Goal:
What follows is a set of entries. Repeat them exactly, but not their pictures.

Listing:
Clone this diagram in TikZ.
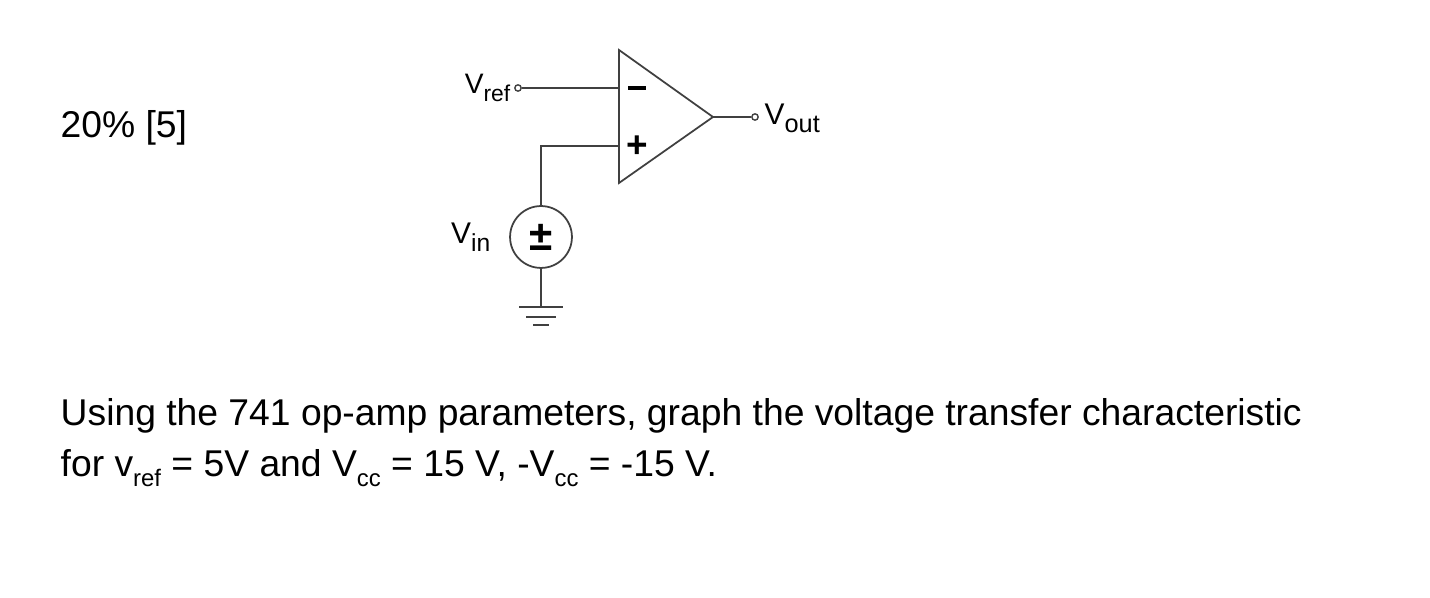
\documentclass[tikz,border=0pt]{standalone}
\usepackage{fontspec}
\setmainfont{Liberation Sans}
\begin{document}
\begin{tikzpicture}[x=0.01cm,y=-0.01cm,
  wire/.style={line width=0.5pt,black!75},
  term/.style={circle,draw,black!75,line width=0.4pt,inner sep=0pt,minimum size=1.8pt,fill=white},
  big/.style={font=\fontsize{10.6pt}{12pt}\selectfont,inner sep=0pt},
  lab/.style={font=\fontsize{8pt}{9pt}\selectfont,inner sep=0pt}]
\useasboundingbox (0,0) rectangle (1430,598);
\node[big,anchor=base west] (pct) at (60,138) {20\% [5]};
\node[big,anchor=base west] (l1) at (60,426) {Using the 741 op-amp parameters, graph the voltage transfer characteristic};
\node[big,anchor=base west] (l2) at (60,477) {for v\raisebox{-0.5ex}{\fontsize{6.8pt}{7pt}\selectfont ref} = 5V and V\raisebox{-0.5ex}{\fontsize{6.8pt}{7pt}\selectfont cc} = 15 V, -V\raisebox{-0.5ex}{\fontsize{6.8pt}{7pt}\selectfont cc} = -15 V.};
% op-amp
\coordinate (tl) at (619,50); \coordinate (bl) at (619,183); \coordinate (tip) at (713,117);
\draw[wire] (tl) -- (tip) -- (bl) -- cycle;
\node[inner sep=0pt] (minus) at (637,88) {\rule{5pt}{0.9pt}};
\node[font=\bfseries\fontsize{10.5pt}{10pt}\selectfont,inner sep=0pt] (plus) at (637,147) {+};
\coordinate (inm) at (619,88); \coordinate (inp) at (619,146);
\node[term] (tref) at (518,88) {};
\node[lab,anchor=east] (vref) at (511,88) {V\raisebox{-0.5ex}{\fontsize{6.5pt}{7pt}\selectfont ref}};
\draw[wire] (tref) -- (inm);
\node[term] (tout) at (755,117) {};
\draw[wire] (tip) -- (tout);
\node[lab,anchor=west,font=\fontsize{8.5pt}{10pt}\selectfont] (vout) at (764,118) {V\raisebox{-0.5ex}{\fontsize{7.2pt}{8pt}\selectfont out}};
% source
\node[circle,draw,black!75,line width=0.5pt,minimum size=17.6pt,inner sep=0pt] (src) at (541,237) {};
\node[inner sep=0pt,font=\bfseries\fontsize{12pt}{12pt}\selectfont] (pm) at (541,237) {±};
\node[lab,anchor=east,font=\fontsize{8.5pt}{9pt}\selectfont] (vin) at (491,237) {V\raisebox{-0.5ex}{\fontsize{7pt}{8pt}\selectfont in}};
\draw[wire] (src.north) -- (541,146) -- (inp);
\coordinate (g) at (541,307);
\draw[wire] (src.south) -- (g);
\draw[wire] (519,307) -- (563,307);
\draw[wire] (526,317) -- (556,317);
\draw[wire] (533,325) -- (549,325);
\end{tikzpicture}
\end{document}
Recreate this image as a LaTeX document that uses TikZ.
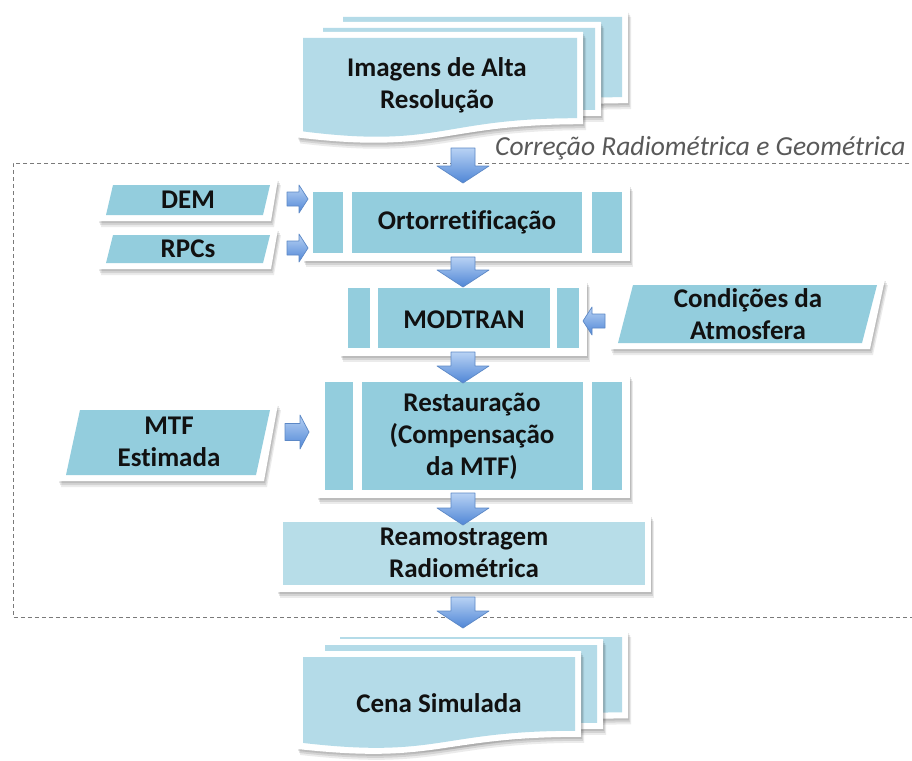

Response to the task:
Clone this diagram in TikZ.
\documentclass[tikz,border=0pt]{standalone}
\usepackage{fontspec}
\setmainfont{Liberation Sans}
\begin{document}
\begin{tikzpicture}[x=0.01cm,y=-0.01cm,
  wire/.style={line width=0.5pt,black!75},
  term/.style={circle,draw,black!75,line width=0.4pt,inner sep=0pt,minimum size=1.8pt,fill=white},
  big/.style={font=\fontsize{10.6pt}{12pt}\selectfont,inner sep=0pt},
  lab/.style={font=\fontsize{8pt}{9pt}\selectfont,inner sep=0pt}]
\useasboundingbox (0,0) rectangle (1430,598);
\node[big,anchor=base west] (pct) at (60,138) {20\% [5]};
\node[big,anchor=base west] (l1) at (60,426) {Using the 741 op-amp parameters, graph the voltage transfer characteristic};
\node[big,anchor=base west] (l2) at (60,477) {for v\raisebox{-0.5ex}{\fontsize{6.8pt}{7pt}\selectfont ref} = 5V and V\raisebox{-0.5ex}{\fontsize{6.8pt}{7pt}\selectfont cc} = 15 V, -V\raisebox{-0.5ex}{\fontsize{6.8pt}{7pt}\selectfont cc} = -15 V.};
% op-amp
\coordinate (tl) at (619,50); \coordinate (bl) at (619,183); \coordinate (tip) at (713,117);
\draw[wire] (tl) -- (tip) -- (bl) -- cycle;
\node[inner sep=0pt] (minus) at (637,88) {\rule{5pt}{0.9pt}};
\node[font=\bfseries\fontsize{10.5pt}{10pt}\selectfont,inner sep=0pt] (plus) at (637,147) {+};
\coordinate (inm) at (619,88); \coordinate (inp) at (619,146);
\node[term] (tref) at (518,88) {};
\node[lab,anchor=east] (vref) at (511,88) {V\raisebox{-0.5ex}{\fontsize{6.5pt}{7pt}\selectfont ref}};
\draw[wire] (tref) -- (inm);
\node[term] (tout) at (755,117) {};
\draw[wire] (tip) -- (tout);
\node[lab,anchor=west,font=\fontsize{8.5pt}{10pt}\selectfont] (vout) at (764,118) {V\raisebox{-0.5ex}{\fontsize{7.2pt}{8pt}\selectfont out}};
% source
\node[circle,draw,black!75,line width=0.5pt,minimum size=17.6pt,inner sep=0pt] (src) at (541,237) {};
\node[inner sep=0pt,font=\bfseries\fontsize{12pt}{12pt}\selectfont] (pm) at (541,237) {±};
\node[lab,anchor=east,font=\fontsize{8.5pt}{9pt}\selectfont] (vin) at (491,237) {V\raisebox{-0.5ex}{\fontsize{7pt}{8pt}\selectfont in}};
\draw[wire] (src.north) -- (541,146) -- (inp);
\coordinate (g) at (541,307);
\draw[wire] (src.south) -- (g);
\draw[wire] (519,307) -- (563,307);
\draw[wire] (526,317) -- (556,317);
\draw[wire] (533,325) -- (549,325);
\end{tikzpicture}
\end{document}
Recreate this image as a LaTeX document that uses TikZ.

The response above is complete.